The study of the immune system in both healthy and pathological stages is known as immunology. It includes researching how the body fights infections caused by bacteria and viruses, how it detects cancer cells, and developing medicinal therapies to cure and prevent disease.
What is the significance of immunology?
Immunology research is vital to human and animal health and survival. It is at the cutting edge of medical research and has resulted in several significant healthcare advancements in recent years, such as vaccination for new viruses (e.g., COVID-19) and cancer immunotherapy.
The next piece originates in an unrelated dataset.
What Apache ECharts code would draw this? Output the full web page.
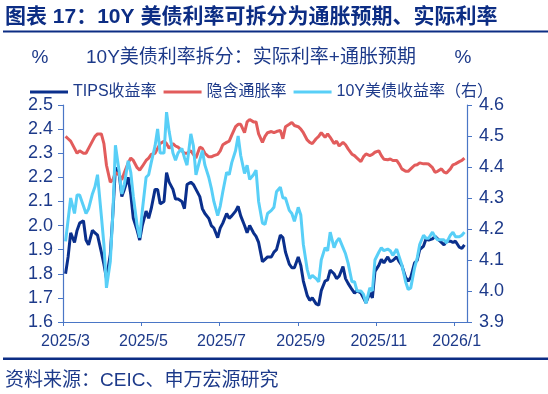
<!DOCTYPE html>
<html>
<head>
<meta charset="utf-8">
<script src="https://cdn.jsdelivr.net/npm/echarts@6/dist/echarts.min.js"></script>
<style>
html,body{margin:0;padding:0;background:#fff;}
#c{width:548px;height:394px;}
</style>
</head>
<body>
<div id="c"></div>
<script>
const dates = [
'2025-03-03','2025-03-05','2025-03-07','2025-03-10','2025-03-12','2025-03-14','2025-03-17','2025-03-19','2025-03-21',
'2025-03-24','2025-03-26','2025-03-28','2025-03-31','2025-04-02','2025-04-04','2025-04-07','2025-04-09','2025-04-11',
'2025-04-14','2025-04-16','2025-04-18','2025-04-21','2025-04-23','2025-04-25','2025-04-28','2025-04-30','2025-05-02',
'2025-05-05','2025-05-07','2025-05-09','2025-05-12','2025-05-14','2025-05-16','2025-05-19','2025-05-21','2025-05-23',
'2025-05-26','2025-05-28','2025-05-30','2025-06-02','2025-06-04','2025-06-06','2025-06-09','2025-06-11','2025-06-13',
'2025-06-16','2025-06-18','2025-06-20','2025-06-23','2025-06-25','2025-06-27','2025-06-30','2025-07-02','2025-07-04',
'2025-07-07','2025-07-09','2025-07-11','2025-07-14','2025-07-16','2025-07-18','2025-07-21','2025-07-23','2025-07-25',
'2025-07-28','2025-07-30','2025-08-01','2025-08-04','2025-08-06','2025-08-08','2025-08-11','2025-08-13','2025-08-15',
'2025-08-18','2025-08-20','2025-08-22','2025-08-25','2025-08-27','2025-08-29','2025-09-01','2025-09-03','2025-09-05',
'2025-09-08','2025-09-10','2025-09-12','2025-09-15','2025-09-17','2025-09-19','2025-09-22','2025-09-24','2025-09-26',
'2025-09-29','2025-10-01','2025-10-03','2025-10-06','2025-10-08','2025-10-10','2025-10-13','2025-10-15','2025-10-17',
'2025-10-20','2025-10-22','2025-10-24','2025-10-27','2025-10-29','2025-10-31','2025-11-03','2025-11-05','2025-11-07',
'2025-11-10','2025-11-12','2025-11-14','2025-11-17','2025-11-19','2025-11-21','2025-11-24','2025-11-26','2025-11-28',
'2025-12-01','2025-12-03','2025-12-05','2025-12-08','2025-12-10','2025-12-12','2025-12-15','2025-12-17','2025-12-19',
'2025-12-22','2025-12-24','2025-12-26','2025-12-29','2025-12-31','2026-01-02','2026-01-05','2026-01-07','2026-01-09'
];

const tipsYield = [
1.80,1.87,1.97, 1.93,1.98,2.01, 2.02,1.94,1.92, 1.98,1.97,1.96, 1.89,1.84,1.78,
1.88,2.05,2.24, 2.21,2.12,2.15, 2.20,2.13,2.03, 1.98,1.94,2.00, 2.06,2.03,2.07,
2.15,2.15,2.09, 2.10,2.22,2.18, 2.15,2.11,2.11, 2.10,2.07,2.17, 2.18,2.17,2.15,
2.12,2.07,2.05, 2.03,2.00,1.99, 1.95,1.99,2.01, 2.05,2.03,2.04, 2.06,2.08,2.04,
2.00,1.97,2.00, 1.97,1.955,1.93, 1.85,1.86,1.87, 1.87,1.89,1.90, 1.96,1.95,1.89,
1.84,1.825,1.825, 1.87,1.835,1.77, 1.71,1.69,1.70, 1.675,1.67,1.73, 1.77,1.775,1.815,
1.80,1.78,1.79, 1.83,1.78,1.76, 1.735,1.72,1.73, 1.72,1.70,1.68, 1.72,1.70,1.81,
1.835,1.86,1.845, 1.87,1.85,1.855, 1.87,1.85,1.835, 1.785,1.77,1.785, 1.845,1.855,1.90,
1.915,1.945,1.94, 1.945,1.955,1.945, 1.93,1.92,1.935, 1.935,1.93,1.935, 1.91,1.905,1.92
];

const breakeven = [
2.37,2.36,2.35, 2.32,2.30,2.31, 2.30,2.30,2.32, 2.35,2.37,2.38, 2.38,2.34,2.25,
2.18,2.19,2.22, 2.21,2.19,2.22, 2.26,2.28,2.27, 2.24,2.23,2.245, 2.27,2.28,2.295,
2.30,2.32,2.34, 2.35,2.34,2.32, 2.34,2.33,2.325, 2.31,2.30,2.30, 2.31,2.295,2.28,
2.325,2.32,2.30, 2.285,2.285,2.29, 2.295,2.31,2.335, 2.345,2.35,2.375, 2.41,2.42,2.42,
2.385,2.43,2.44, 2.43,2.43,2.38, 2.345,2.37,2.385, 2.39,2.385,2.39, 2.395,2.36,2.41,
2.42,2.428,2.415, 2.41,2.40,2.385, 2.355,2.345,2.34, 2.36,2.37,2.385, 2.366,2.38,2.366,
2.34,2.35,2.33, 2.345,2.335,2.318, 2.296,2.29,2.28, 2.265,2.285,2.297, 2.29,2.295,2.304,
2.31,2.29,2.275, 2.273,2.276,2.27, 2.27,2.255,2.235, 2.225,2.225,2.235, 2.25,2.252,2.26,
2.256,2.256,2.255, 2.24,2.221,2.225, 2.235,2.222,2.218, 2.235,2.252,2.256, 2.265,2.27,2.28
];

const ust10y = [
4.16,4.23,4.30, 4.25,4.31,4.31, 4.274,4.25,4.265, 4.313,4.336,4.375, 4.242,4.15,4.01,
4.095,4.25,4.47, 4.383,4.313,4.344, 4.42,4.383,4.305, 4.211,4.172,4.258, 4.367,4.375,4.414,
4.468,4.523,4.445, 4.445,4.577,4.515, 4.445,4.422,4.445, 4.46,4.43,4.406, 4.507,4.468,4.375,
4.422,4.453,4.406, 4.367,4.332,4.289, 4.243,4.274,4.32, 4.383,4.375,4.414, 4.453,4.50,4.437,
4.379,4.406,4.36, 4.375,4.39,4.289, 4.219,4.215,4.25, 4.26,4.27,4.32, 4.335,4.30,4.30,
4.26,4.25,4.225, 4.27,4.245,4.15, 4.07,4.04,4.05, 4.04,4.03,4.10, 4.14,4.13,4.19,
4.14,4.16,4.17, 4.14,4.12,4.09, 4.03,4.03,4.00, 4.00,3.99,3.96, 4.01,4.00,4.10,
4.125,4.14,4.13, 4.135,4.13,4.115, 4.135,4.11,4.085, 4.03,4.005,4.01, 4.075,4.105,4.15,
4.18,4.17,4.17, 4.19,4.175,4.165, 4.165,4.165,4.155, 4.18,4.19,4.175, 4.175,4.18,4.19
];

const xTickLabels = ['2025/3','2025/5','2025/7','2025/9','2025/11','2026/1'];
const xAxisEnd = '2026-01-11';
const seriesNames = ['TIPS收益率','隐含通胀率','10Y美债收益率（右）'];
const chartTitle = '图表 17：10Y 美债利率可拆分为通胀预期、实际利率';
const chartSubtitle = '10Y美债利率拆分：实际利率+通胀预期';
const sourceText = '资料来源：CEIC、申万宏源研究';

const FONT = '"Liberation Sans", "Noto Sans CJK SC", sans-serif';
const TXT = '#1d3a8a';
const AX = '#4a76c6';

function toTime(s) { const p = s.split('-').map(Number); return new Date(p[0], p[1]-1, p[2]).getTime(); }
const tickTimes = xTickLabels.map(s => { const p = s.split('/').map(Number); return new Date(p[0], p[1]-1, 1).getTime(); });
const pairs = arr => arr.map((v, i) => [toTime(dates[i]), v]);

const chart = echarts.init(document.getElementById('c'), null, {renderer:'canvas'});
chart.setOption({
  animation: false,
  backgroundColor: '#fff',
  textStyle: {fontFamily: FONT},
  grid: {left: 63, right: 81, top: 105, bottom: 72},
  legend: {
    left: 25, top: 79, itemWidth: 38, itemHeight: 3, itemGap: 7, icon: 'rect',
    textStyle: {fontSize: 16, color: TXT, fontFamily: FONT},
    data: seriesNames
  },
  xAxis: {
    type: 'value', min: tickTimes[0], max: toTime(xAxisEnd),
    splitLine: {show: false},
    axisLine: {lineStyle: {color: AX, width: 1.2}},
    axisTick: {show: true, length: 4, lineStyle: {color: AX}, customValues: tickTimes},
    axisLabel: {
      customValues: tickTimes, fontSize: 16, color: TXT, margin: 12, fontFamily: FONT,
      padding: [0,0,0,5],
      formatter: function (v) { const i = tickTimes.indexOf(v); return i >= 0 ? xTickLabels[i] : ''; }
    }
  },
  yAxis: [
    {type: 'value', min: 1.6, max: 2.5, interval: 0.1, position: 'left',
     splitLine: {show: false},
     axisLine: {show: true, lineStyle: {color: AX, width: 1.2}},
     axisTick: {show: true, length: 5, lineStyle: {color: AX}},
     axisLabel: {fontSize: 18, color: TXT, margin: 10, fontFamily: FONT, formatter: v => v.toFixed(1)}},
    {type: 'value', min: 3.9, max: 4.6, interval: 0.1, position: 'right',
     splitLine: {show: false},
     axisLine: {show: true, lineStyle: {color: AX, width: 1.2}},
     axisTick: {show: true, length: 5, lineStyle: {color: AX}},
     axisLabel: {fontSize: 18, color: TXT, margin: 12, fontFamily: FONT, formatter: v => v.toFixed(1)}}
  ],
  series: [
    {name: seriesNames[0], type: 'line', yAxisIndex: 0, data: pairs(tipsYield), showSymbol: false,
     lineStyle: {color: '#0a2f8c', width: 3}, itemStyle: {color: '#0a2f8c'}},
    {name: seriesNames[1], type: 'line', yAxisIndex: 0, data: pairs(breakeven), showSymbol: false,
     lineStyle: {color: '#e25c5c', width: 3}, itemStyle: {color: '#e25c5c'}},
    {name: seriesNames[2], type: 'line', yAxisIndex: 1, data: pairs(ust10y), showSymbol: false,
     lineStyle: {color: '#58cff7', width: 3}, itemStyle: {color: '#58cff7'}}
  ],
  graphic: [
    {type: 'text', left: 5, top: 7, style: {text: chartTitle, font: 'bold 21px ' + FONT, fill: '#0c2d84'}},
    {type: 'rect', shape: {x: 3, y: 30.5, width: 545, height: 2}, style: {fill: '#0c2d84'}},
    {type: 'text', x: 251, y: 58, style: {text: chartSubtitle, font: '19px ' + FONT, fill: TXT, align: 'center', verticalAlign: 'middle'}},
    {type: 'text', x: 40, y: 58, style: {text: '%', font: '19px ' + FONT, fill: TXT, align: 'center', verticalAlign: 'middle'}},
    {type: 'text', x: 463, y: 58, style: {text: '%', font: '19px ' + FONT, fill: TXT, align: 'center', verticalAlign: 'middle'}},
    {type: 'rect', shape: {x: 3, y: 357.5, width: 545, height: 2.5}, style: {fill: '#0c2d84'}},
    {type: 'text', x: 5, y: 381, style: {text: sourceText, font: '19px ' + FONT, fill: TXT, verticalAlign: 'middle'}}
  ]
});
</script>
</body>
</html>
Immunologists are working on novel cures for some of the most severe diseases afflicting humanity, such as infectious diseases (influenza and Ebola), autoimmune ailments (type 1 diabetes and Lupus), and malignancies. The immune system is highly complicated, and we don’t fully understand it.
What types of jobs are available?
Immunologists operate in a variety of fields. Immunologists can be found working as scientists at universities, drug developers or researchers in the pharmaceutical and biotechnology fields, clinical scientists in the healthcare system, or doctors, nurses, and veterinarians.
How can I get started in immunology?
There are several paths that one might take to become an immunologist. The typical approach is to get an undergraduate degree in immunology or a related bioscience field, followed by postgraduate studies, such as a Ph.D., concentrating on a specific immune system element in greater depth. Some people, however, opt to go right into employment after finishing their undergraduate degree and earning additional certifications while doing so.
A day in the life of an Immunologist
Paul Ernest Love, MD, PhD, an immunologist, directs a lab investigating two research lines that have potential translational uses of fundamental research for human care. His team has achieved ground-breaking findings altering how scientists think about T cells. Dr. Love’s lab looks at whether changing certain T cell antigen receptor (TCR) sequences will increase cell activation and function, particularly tumor cell killing capacity. As a result, this research looks at whether TCR signal transducing subunits may be ‘tuned’ to improve TCR-mediated cell activation and tumor killing. The second line of study is devoted to identifying and characterizing a family of molecules which suppress TCR signals and act as a signal controlling proteins.
Dr. Love’s broad research interests are on mammalian hematopoiesis. The lab has a long history of investigating T cell formation, which begins with migrating multipotent progenitor cells to the thymus from hematopoietic stem cells in the bone marrow. Immature T cells then go through a series of developmental steps in the thymus, including a selection process that promotes the development of functional cells while deleting overtly self-reactive partitions, eventually leading to the generation of mature “self-tolerant” T lymphocytes that exit the thymus and populate the peripheral lymphoid organs.
Dr. Love acquired a B.S. in Biochemistry from Syracuse University and an M.D. and Ph.D. from the University of Rochester’s Medical-Scientist Training (MSTP) program. Before performing post-doctoral research at NICHD, he completed a residency program in Laboratory Medicine at Washington University in St. Louis and a fellowship in Human Genetics at NICHD. In 1993, he became an intramural Principal Investigator, and he is currently a tenured Senior Investigator and the director of the NICHD Section on Hematopoiesis and Lymphocyte Biology.